• Data records:
================================
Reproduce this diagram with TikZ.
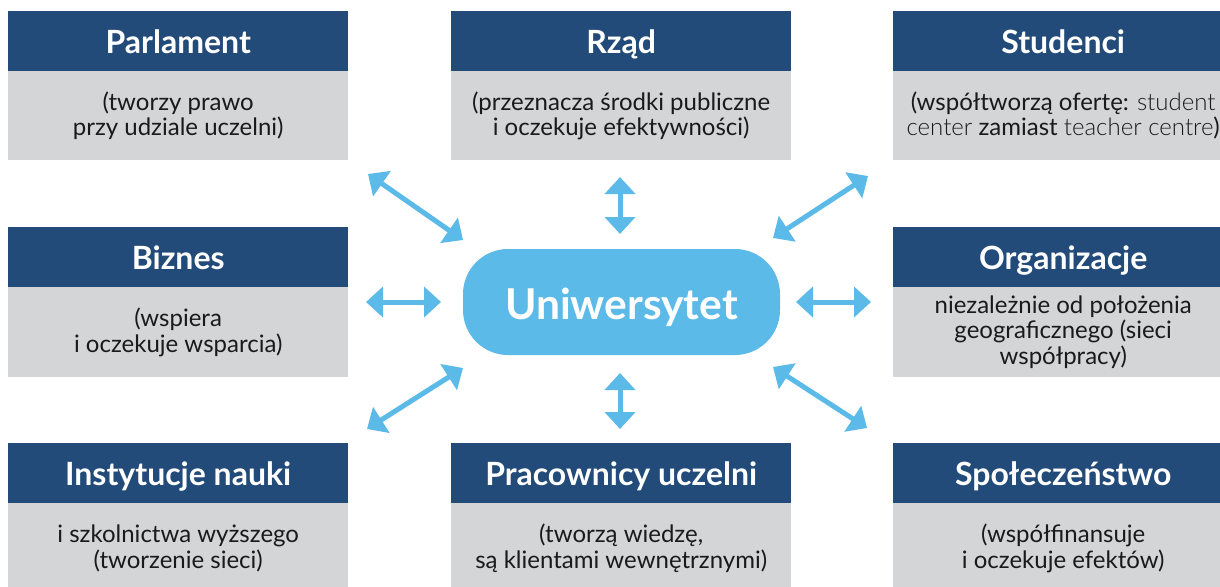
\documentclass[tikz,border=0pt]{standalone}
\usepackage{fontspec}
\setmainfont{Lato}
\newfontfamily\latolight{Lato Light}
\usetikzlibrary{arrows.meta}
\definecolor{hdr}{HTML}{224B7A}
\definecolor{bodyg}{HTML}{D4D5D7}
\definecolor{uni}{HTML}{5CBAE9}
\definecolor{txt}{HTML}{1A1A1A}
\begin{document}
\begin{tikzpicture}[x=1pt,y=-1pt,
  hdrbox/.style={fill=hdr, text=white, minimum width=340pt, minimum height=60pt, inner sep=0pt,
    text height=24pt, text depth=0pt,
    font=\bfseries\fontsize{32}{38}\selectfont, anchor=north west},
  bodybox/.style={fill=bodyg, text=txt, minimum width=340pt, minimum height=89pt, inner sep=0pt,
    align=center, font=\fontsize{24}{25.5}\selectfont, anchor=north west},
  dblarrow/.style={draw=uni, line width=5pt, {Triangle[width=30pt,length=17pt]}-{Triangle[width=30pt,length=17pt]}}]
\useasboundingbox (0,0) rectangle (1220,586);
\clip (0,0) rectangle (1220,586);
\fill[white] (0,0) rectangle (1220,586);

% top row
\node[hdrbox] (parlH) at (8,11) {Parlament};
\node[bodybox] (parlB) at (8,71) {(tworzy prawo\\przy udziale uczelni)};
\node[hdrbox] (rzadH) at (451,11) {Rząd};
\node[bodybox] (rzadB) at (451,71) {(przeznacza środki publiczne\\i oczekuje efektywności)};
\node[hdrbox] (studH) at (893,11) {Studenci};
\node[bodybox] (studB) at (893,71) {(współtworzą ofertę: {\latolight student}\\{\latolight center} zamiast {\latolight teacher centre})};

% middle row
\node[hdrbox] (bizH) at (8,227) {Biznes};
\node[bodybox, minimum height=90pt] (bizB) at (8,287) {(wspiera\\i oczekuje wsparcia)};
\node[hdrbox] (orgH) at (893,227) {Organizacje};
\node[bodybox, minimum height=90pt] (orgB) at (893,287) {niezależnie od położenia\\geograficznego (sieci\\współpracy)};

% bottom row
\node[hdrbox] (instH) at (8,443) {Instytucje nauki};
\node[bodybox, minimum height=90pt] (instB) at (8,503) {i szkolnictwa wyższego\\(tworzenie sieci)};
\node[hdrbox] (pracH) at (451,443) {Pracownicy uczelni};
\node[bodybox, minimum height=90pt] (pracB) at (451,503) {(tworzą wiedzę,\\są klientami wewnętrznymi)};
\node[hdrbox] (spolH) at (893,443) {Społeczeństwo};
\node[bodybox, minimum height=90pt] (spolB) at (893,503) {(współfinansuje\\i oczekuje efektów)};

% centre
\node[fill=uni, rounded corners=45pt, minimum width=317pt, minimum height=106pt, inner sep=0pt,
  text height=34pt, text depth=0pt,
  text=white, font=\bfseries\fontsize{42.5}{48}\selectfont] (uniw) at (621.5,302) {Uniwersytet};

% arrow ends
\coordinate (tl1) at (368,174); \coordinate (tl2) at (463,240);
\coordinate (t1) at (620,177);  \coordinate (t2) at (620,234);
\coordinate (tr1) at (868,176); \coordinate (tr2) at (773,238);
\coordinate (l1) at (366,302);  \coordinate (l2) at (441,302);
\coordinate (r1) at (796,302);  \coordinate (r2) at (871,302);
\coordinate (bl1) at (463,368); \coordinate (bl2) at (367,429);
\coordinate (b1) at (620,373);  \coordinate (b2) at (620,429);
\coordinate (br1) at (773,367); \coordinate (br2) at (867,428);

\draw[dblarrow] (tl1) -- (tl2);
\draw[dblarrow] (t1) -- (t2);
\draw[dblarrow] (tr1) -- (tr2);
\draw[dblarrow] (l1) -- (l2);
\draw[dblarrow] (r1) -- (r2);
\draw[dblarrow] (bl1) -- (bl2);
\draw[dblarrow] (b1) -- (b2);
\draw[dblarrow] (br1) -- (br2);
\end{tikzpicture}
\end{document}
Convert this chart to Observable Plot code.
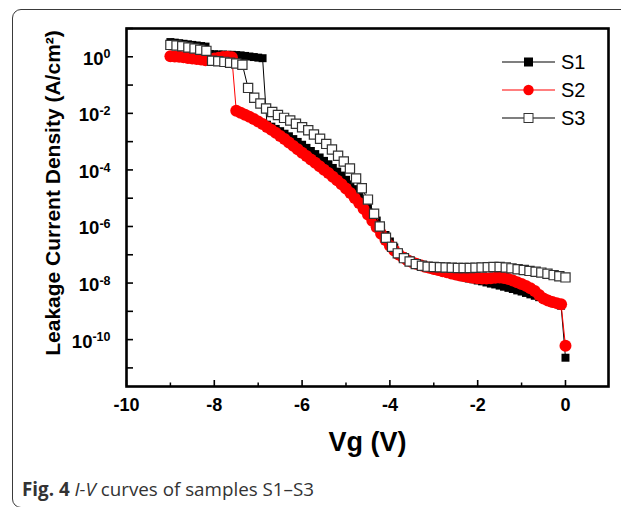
================================
• Task instructions: Gather from the entries above all lines that include the string "this".

• Task output:
Reproduce this diagram with TikZ.
Convert this chart to Observable Plot code.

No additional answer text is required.